Потом разговор о всякой всячине, разговор так вообще.
Разговор в частности придёт в своё время.
— Хотите, дорогой, излюбленный ваш диск послушать?
— Ну, еще бы! Сколько раз подряд готов слушать…
Хозяину и самому диск по душе.
Грамофон, конечно, первый сорт, американской марки, последнее слово техники.
Кресла мягкие, глубокие, портвейн действительно неслыханного аромата, а из волшебного ящика волшебный голос, и какая чёткость, и какие слова!

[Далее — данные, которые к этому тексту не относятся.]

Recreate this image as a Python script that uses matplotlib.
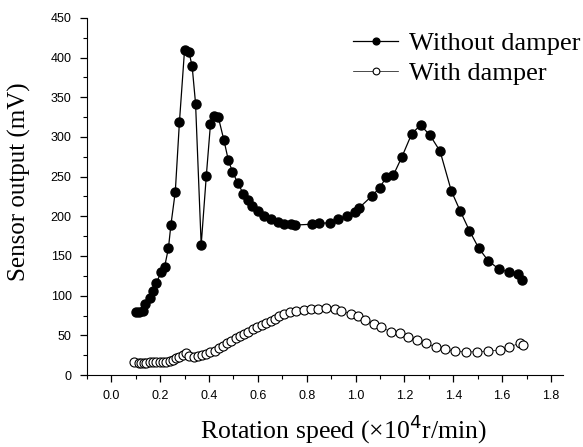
import matplotlib
matplotlib.use("Agg")
import matplotlib.pyplot as plt
from matplotlib.ticker import MultipleLocator

# rotation speed (x1e4 r/min) and sensor output (mV)
speed_without = [0.102, 0.112, 0.129, 0.140, 0.157, 0.170, 0.184, 0.205, 0.218, 0.234,
                 0.244, 0.262, 0.279, 0.300, 0.318, 0.331, 0.345, 0.368, 0.389, 0.406,
                 0.420, 0.438, 0.461, 0.479, 0.496, 0.518, 0.541, 0.560, 0.577, 0.599,
                 0.627, 0.655, 0.682, 0.709, 0.734, 0.753, 0.822, 0.852, 0.897, 0.930,
                 0.964, 0.998, 1.016, 1.068, 1.099, 1.125, 1.155, 1.190, 1.230, 1.266,
                 1.305, 1.346, 1.392, 1.428, 1.466, 1.504, 1.543, 1.589, 1.627, 1.664,
                 1.683]
output_without = [80, 80, 81, 90, 97, 106, 116, 130, 136, 160,
                  189, 231, 319, 410, 407, 389, 342, 164, 251, 316,
                  326, 325, 296, 271, 256, 242, 228, 220, 213, 207,
                  201, 196, 193, 190, 190, 189, 190, 191, 192, 197,
                  200, 206, 211, 226, 236, 249, 252, 275, 304, 315,
                  302, 282, 232, 207, 182, 160, 144, 133, 130, 127,
                  120]

speed_with = [0.095, 0.113, 0.122, 0.132, 0.143, 0.157, 0.170, 0.184, 0.198, 0.211,
              0.225, 0.239, 0.252, 0.266, 0.279, 0.293, 0.304, 0.320, 0.337, 0.354,
              0.372, 0.389, 0.405, 0.423, 0.440, 0.457, 0.473, 0.491, 0.509, 0.525,
              0.543, 0.561, 0.579, 0.597, 0.615, 0.634, 0.652, 0.669, 0.686, 0.706,
              0.730, 0.757, 0.787, 0.818, 0.847, 0.877, 0.915, 0.942, 0.980, 1.011,
              1.040, 1.076, 1.105, 1.144, 1.182, 1.215, 1.253, 1.289, 1.330, 1.367,
              1.409, 1.452, 1.498, 1.544, 1.593, 1.630, 1.674, 1.687]
output_with = [16.4, 14.7, 15, 15.5, 15.5, 16, 16, 16, 16, 16,
               16.5, 17.6, 18.9, 21, 23, 25.2, 27.3, 24, 23, 24,
               25.2, 26.5, 28.6, 30.7, 33.6, 37, 40, 42.8, 46.2, 49.2,
               51.7, 54.6, 57.6, 60.9, 63.4, 65.9, 68.4, 71, 74.4, 76.5,
               79.4, 81, 82, 83.6, 83.2, 84.9, 83.6, 81, 77.3, 74,
               69.7, 64.3, 60.1, 54.6, 52.6, 48.3, 44.1, 40, 34.9, 32.4,
               29.9, 29, 29.4, 30.3, 31.5, 35.7, 40, 38.2]

fig = plt.figure(figsize=(5.83, 4.47), dpi=100)
ax = fig.add_axes([0.149, 0.161, 0.817, 0.799])

ax.plot(speed_without, output_without, "-o", color="black", lw=0.9,
        markersize=6.5, markerfacecolor="black", markeredgecolor="black",
        label="Without damper")
ax.plot(speed_with, output_with, "-o", color="black", lw=0.5,
        markersize=6.5, markerfacecolor="white", markeredgecolor="black",
        markeredgewidth=0.8, label="With damper")

ax.set_xlim(-0.1, 1.85)
ax.set_ylim(0, 450)
ax.xaxis.set_minor_locator(MultipleLocator(0.1))
ax.yaxis.set_major_locator(MultipleLocator(50))
ax.yaxis.set_minor_locator(MultipleLocator(25))
ax.set_xticks([0.0, 0.2, 0.4, 0.6, 0.8, 1.0, 1.2, 1.4, 1.6, 1.8])
ax.set_xticklabels(["0.0", "0.2", "0.4", "0.6", "0.8", "1.0", "1.2", "1.4", "1.6", "1.8"])

for s in ["top", "right"]:
    ax.spines[s].set_visible(False)
ax.tick_params(which="major", direction="out", length=5, width=0.9,
               labelsize=9, pad=6)
ax.tick_params(which="minor", direction="out", length=3, width=0.8)
for lab in ax.get_xticklabels() + ax.get_yticklabels():
    lab.set_fontfamily("Liberation Sans")

ax.set_xlabel("Rotation speed (×10$^4$r/min)", family="Liberation Serif",
              fontsize=18.5)
ax.set_ylabel("Sensor output (mV)", family="Liberation Serif", fontsize=18)
ax.xaxis.set_label_coords(0.538, -0.104)
ax.yaxis.set_label_coords(-0.118, 0.54)

ax.legend(loc="upper right", bbox_to_anchor=(1.036, 0.962), frameon=False,
          borderaxespad=0, borderpad=0,
          prop={"family": "Liberation Serif", "size": 19}, markerscale=0.75,
          handlelength=1.7, handletextpad=0.4, labelspacing=0.25)

fig.savefig("out.png", dpi=100)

Жили двенадцать разбойничков,
Жил Кудеяр-атаман.
Много разбойнички пролили
Крови честных христиан.
Шаляпин самому себе вполголоса подпевает, а хор Афонского, словно литургию служит, на церковный лад, торжественно и настойчиво, на низких регистрах подхватывает:
— Господу Богу помолимся!..
Всё неслыханно, все неправдоподобно… и чёрный портвейн, и Кудеяр-атаман, и русское пение, и византийский рефрэн, и степной богатырь в европейских манжетах, и антенны Эйфелевой башни, и Широкая масленица Кустодиева.
Потом всё станет пьянее и понятнее.
За огромным длинным столом в столовой — моложавая, дородная, нарядная Мария Валентиновна, сыновья Борис и Федор, и дочери, одна другой краше, Стэлла, Лидия, Марфа, Марианна, и последняя, отцовская любимица Дассия.
На столе графины, графины, графины.
Зубровка, перцовка, рябиновая, сливовица, польская запеканка, и настоящая русская смирновка с белой головкой, с двуглавыми орлами на зелёной наклейке.
И всё это не столько для питья, сколько для глаза, для радости чревоугодного созерцания.
Завтрак длится долго.
Весело, но чинно.
Федор Иванович оживлён, шутит, дразнит поочерёдно то одного, то другого, и только маленькой Дассии с трогательной белокурой косичкой, перевязанной розовой ленточкой, то и дело посылает воздушные поцелуи.
Дассия краснеет, а папаша не унимается.
Для апофеоза — Гурьевская каша, пылающая синим ромовым огнём, подаёт сам повар, весь в серых штанах в клетку, в фартуках, в колпаках, глаза лукавые, почтительная улыбка во весь рот.